%%

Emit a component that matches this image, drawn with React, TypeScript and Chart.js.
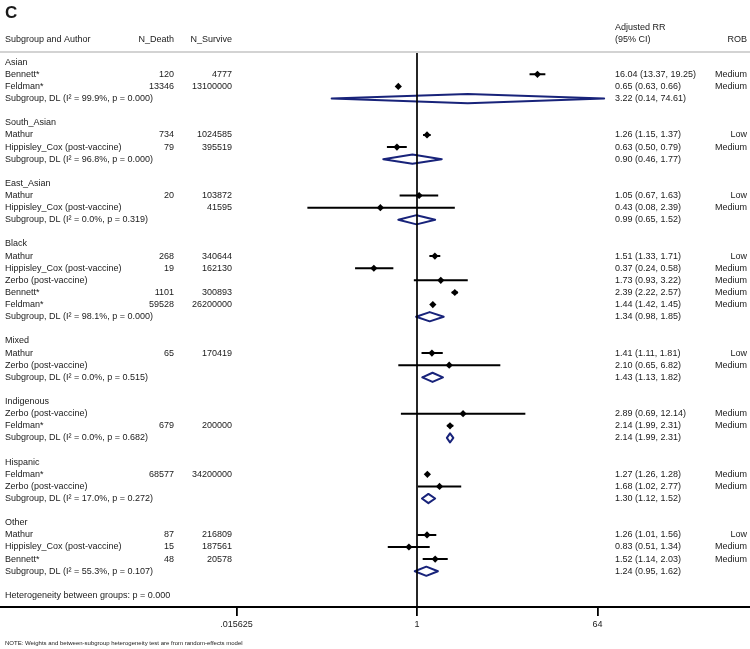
import React, { useEffect, useRef } from 'react';
import { Chart, registerables } from 'chart.js';

Chart.register(...registerables);

// ---------- data ----------
const rowLabels: string[] = [
  'Asian',
  'Bennett*',
  'Feldman*',
  'Subgroup, DL (I² = 99.9%, p = 0.000)',
  '',
  'South_Asian',
  'Mathur',
  'Hippisley_Cox (post-vaccine)',
  'Subgroup, DL (I² = 96.8%, p = 0.000)',
  '',
  'East_Asian',
  'Mathur',
  'Hippisley_Cox (post-vaccine)',
  'Subgroup, DL (I² = 0.0%, p = 0.319)',
  '',
  'Black',
  'Mathur',
  'Hippisley_Cox (post-vaccine)',
  'Zerbo (post-vaccine)',
  'Bennett*',
  'Feldman*',
  'Subgroup, DL (I² = 98.1%, p = 0.000)',
  '',
  'Mixed',
  'Mathur',
  'Zerbo (post-vaccine)',
  'Subgroup, DL (I² = 0.0%, p = 0.515)',
  '',
  'Indigenous',
  'Zerbo (post-vaccine)',
  'Feldman*',
  'Subgroup, DL (I² = 0.0%, p = 0.682)',
  '',
  'Hispanic',
  'Feldman*',
  'Zerbo (post-vaccine)',
  'Subgroup, DL (I² = 17.0%, p = 0.272)',
  '',
  'Other',
  'Mathur',
  'Hippisley_Cox (post-vaccine)',
  'Bennett*',
  'Subgroup, DL (I² = 55.3%, p = 0.107)',
  '',
  'Heterogeneity between groups: p = 0.000',
];

// g = group header, s = study, p = pooled subgroup, b = blank, h = heterogeneity note
const rowType: string[] = [
  'g', 's', 's', 'p', 'b',
  'g', 's', 's', 'p', 'b',
  'g', 's', 's', 'p', 'b',
  'g', 's', 's', 's', 's', 's', 'p', 'b',
  'g', 's', 's', 'p', 'b',
  'g', 's', 's', 'p', 'b',
  'g', 's', 's', 'p', 'b',
  'g', 's', 's', 's', 'p', 'b',
  'h',
];

const nDeath: (number | null)[] = [
  null, 120, 13346, null, null,
  null, 734, 79, null, null,
  null, 20, null, null, null,
  null, 268, 19, null, 1101, 59528, null, null,
  null, 65, null, null, null,
  null, null, 679, null, null,
  null, 68577, null, null, null,
  null, 87, 15, 48, null, null,
  null,
];

const nSurvive: (number | null)[] = [
  null, 4777, 13100000, null, null,
  null, 1024585, 395519, null, null,
  null, 103872, 41595, null, null,
  null, 340644, 162130, null, 300893, 26200000, null, null,
  null, 170419, null, null, null,
  null, null, 200000, null, null,
  null, 34200000, null, null, null,
  null, 216809, 187561, 20578, null, null,
  null,
];

const estimate: (number | null)[] = [
  null, 16.04, 0.65, 3.22, null,
  null, 1.26, 0.63, 0.90, null,
  null, 1.05, 0.43, 0.99, null,
  null, 1.51, 0.37, 1.73, 2.39, 1.44, 1.34, null,
  null, 1.41, 2.10, 1.43, null,
  null, 2.89, 2.14, 2.14, null,
  null, 1.27, 1.68, 1.30, null,
  null, 1.26, 0.83, 1.52, 1.24, null,
  null,
];

const ciLow: (number | null)[] = [
  null, 13.37, 0.63, 0.14, null,
  null, 1.15, 0.50, 0.46, null,
  null, 0.67, 0.08, 0.65, null,
  null, 1.33, 0.24, 0.93, 2.22, 1.42, 0.98, null,
  null, 1.11, 0.65, 1.13, null,
  null, 0.69, 1.99, 1.99, null,
  null, 1.26, 1.02, 1.12, null,
  null, 1.01, 0.51, 1.14, 0.95, null,
  null,
];

const ciHigh: (number | null)[] = [
  null, 19.25, 0.66, 74.61, null,
  null, 1.37, 0.79, 1.77, null,
  null, 1.63, 2.39, 1.52, null,
  null, 1.71, 0.58, 3.22, 2.57, 1.45, 1.85, null,
  null, 1.81, 6.82, 1.82, null,
  null, 12.14, 2.31, 2.31, null,
  null, 1.28, 2.77, 1.52, null,
  null, 1.56, 1.34, 2.03, 1.62, null,
  null,
];

const rob: string[] = [
  '', 'Medium', 'Medium', '', '',
  '', 'Low', 'Medium', '', '',
  '', 'Low', 'Medium', '', '',
  '', 'Low', 'Medium', 'Medium', 'Medium', 'Medium', '', '',
  '', 'Low', 'Medium', '', '',
  '', 'Medium', 'Medium', '', '',
  '', 'Medium', 'Medium', '', '',
  '', 'Low', 'Medium', 'Medium', '', '',
  '',
];

const tickValues: number[] = [0.015625, 1, 64];
const tickLabels: string[] = ['.015625', '1', '64'];

const panelLabel = 'C';
const headerLeft = ['Subgroup and Author', 'N_Death', 'N_Survive'];
const headerRight = ['Adjusted RR', '(95% CI)', 'ROB'];
const footnote = 'NOTE: Weights and between-subgroup heterogeneity test are from random-effects model';

// ---------- styling ----------
const FAMILY = '"Liberation Sans", Arial, Helvetica, sans-serif';
const TEXT = '#1a1a1a';
const NAVY = '#18237a';
const DIAMOND_H = 0.38;

const fmt = (v: number) => v.toFixed(2);

const textPlugin = {
  id: 'forestText',
  beforeDatasetsDraw(chart: any) {
    const { ctx } = chart;
    const ys = chart.scales.y;
    ctx.save();
    ctx.strokeStyle = '#c4c4c4';
    ctx.lineWidth = 1.5;
    const yy = ys.getPixelForValue(-0.85);
    ctx.beginPath();
    ctx.moveTo(0, yy);
    ctx.lineTo(chart.width, yy);
    ctx.stroke();
    ctx.restore();
  },
  afterDraw(chart: any) {
    const { ctx } = chart;
    const ys = chart.scales.y;
    ctx.save();
    ctx.fillStyle = TEXT;
    ctx.textBaseline = 'middle';

    // panel label
    ctx.font = `bold 17px ${FAMILY}`;
    ctx.textAlign = 'left';
    ctx.fillText(panelLabel, 5, ys.getPixelForValue(-4.02));

    ctx.font = `9px ${FAMILY}`;
    // headers
    const h1 = ys.getPixelForValue(-1.9);
    const h0 = ys.getPixelForValue(-2.9);
    ctx.textAlign = 'left';
    ctx.fillText(headerLeft[0], 5, h1);
    ctx.textAlign = 'right';
    ctx.fillText(headerLeft[1], 174, h1);
    ctx.fillText(headerLeft[2], 232, h1);
    ctx.textAlign = 'left';
    ctx.fillText(headerRight[0], 615, h0);
    ctx.fillText(headerRight[1], 615, h1);
    ctx.textAlign = 'right';
    ctx.fillText(headerRight[2], 747, h1);

    // rows
    rowLabels.forEach((label, i) => {
      const y = ys.getPixelForValue(i);
      ctx.textAlign = 'left';
      if (label) ctx.fillText(label, 5, y);
      ctx.textAlign = 'right';
      if (nDeath[i] != null) ctx.fillText(String(nDeath[i]), 174, y);
      if (nSurvive[i] != null) ctx.fillText(String(nSurvive[i]), 232, y);
      if (rob[i]) ctx.fillText(rob[i], 747, y);
      const e = estimate[i];
      const lo = ciLow[i];
      const hi = ciHigh[i];
      if (e != null && lo != null && hi != null) {
        ctx.textAlign = 'left';
        ctx.fillText(`${fmt(e)} (${fmt(lo)}, ${fmt(hi)})`, 615, y);
      }
    });

    // footnote
    ctx.font = `6px ${FAMILY}`;
    ctx.textAlign = 'left';
    ctx.fillText(footnote, 5, chart.height - 6);
    ctx.restore();
  },
};

export default function App() {
  const canvasRef = useRef<HTMLCanvasElement | null>(null);

  useEffect(() => {
    document.body.style.margin = '0';
    const canvas = canvasRef.current;
    if (!canvas) return;

    const studyPoints: { x: number; y: number }[] = [];
    const ciSegments: { x: number; y: number }[] = [];
    const diamonds: { x: number; y: number }[] = [];

    rowType.forEach((t, i) => {
      const e = estimate[i];
      const lo = ciLow[i];
      const hi = ciHigh[i];
      if (e == null || lo == null || hi == null) return;
      if (t === 's') {
        studyPoints.push({ x: e, y: i });
        ciSegments.push({ x: lo, y: i }, { x: hi, y: i }, { x: NaN, y: NaN });
      } else if (t === 'p') {
        diamonds.push(
          { x: lo, y: i },
          { x: e, y: i - DIAMOND_H },
          { x: hi, y: i },
          { x: e, y: i + DIAMOND_H },
          { x: lo, y: i },
          { x: NaN, y: NaN },
        );
      }
    });

    const nRows = rowLabels.length;
    const chart = new Chart(canvas, {
      type: 'scatter',
      data: {
        datasets: [
          {
            label: 'null line',
            data: [
              { x: 1, y: -0.75 },
              { x: 1, y: nRows + 1 },
            ],
            showLine: true,
            borderColor: '#000',
            borderWidth: 1.7,
            pointRadius: 0,
          },
          {
            label: 'CI',
            data: ciSegments,
            showLine: true,
            spanGaps: false,
            borderColor: '#000',
            borderWidth: 2,
            pointRadius: 0,
          },
          {
            label: 'pooled',
            data: diamonds,
            showLine: true,
            spanGaps: false,
            borderColor: NAVY,
            borderWidth: 2,
            borderJoinStyle: 'round',
            borderCapStyle: 'round',
            pointRadius: 0,
          },
          {
            label: 'estimate',
            data: studyPoints,
            pointStyle: 'rectRot',
            pointRadius: 3.6,
            backgroundColor: '#000',
            borderColor: '#000',
            borderWidth: 0,
          },
        ] as any,
      },
      options: {
        animation: false,
        responsive: false,
        devicePixelRatio: 1,
        events: [],
        layout: { padding: 0, autoPadding: false },
        plugins: {
          legend: { display: false },
          tooltip: { enabled: false },
        },
        scales: {
          x: {
            type: 'logarithmic',
            bounds: 'data',
            min: Math.pow(2, -417 / 30.083),
            max: Math.pow(2, (750 - 417) / 30.083),
            afterBuildTicks: (scale: any) => {
              scale.ticks = tickValues.map((v) => ({ value: v }));
            },
            afterFit: (scale: any) => {
              scale.height = 42;
              scale.paddingLeft = 0;
              scale.paddingRight = 0;
            },
            border: { display: true, color: '#000', width: 2 },
            grid: {
              display: true,
              drawOnChartArea: false,
              drawTicks: true,
              tickLength: 9,
              color: '#000',
              lineWidth: 1.8,
            },
            ticks: {
              autoSkip: false,
              maxRotation: 0,
              padding: 3,
              color: TEXT,
              font: { family: FAMILY, size: 9 },
              callback: (_v: any, idx: number) => tickLabels[idx],
            },
          },
          y: {
            type: 'linear',
            display: false,
            reverse: true,
            min: -62.2 / 12.12,
            max: -62.2 / 12.12 + 607 / 12.12,
          },
        },
      } as any,
      plugins: [textPlugin],
    });

    return () => chart.destroy();
  }, []);

  return (
    <canvas
      ref={canvasRef}
      width={750}
      height={649}
      style={{ display: 'block', width: 750, height: 649 }}
    />
  );
}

%%

» **Problem to solve**: Repeat only the lines between the start of the data and the line with "Chart.register(...registerables);", including those two lines, and skip the pictures.

» **Solution for this exercise**:
Emit a component that matches this image, drawn with React, TypeScript and Chart.js.
import React, { useEffect, useRef } from 'react';
import { Chart, registerables } from 'chart.js';

Chart.register(...registerables);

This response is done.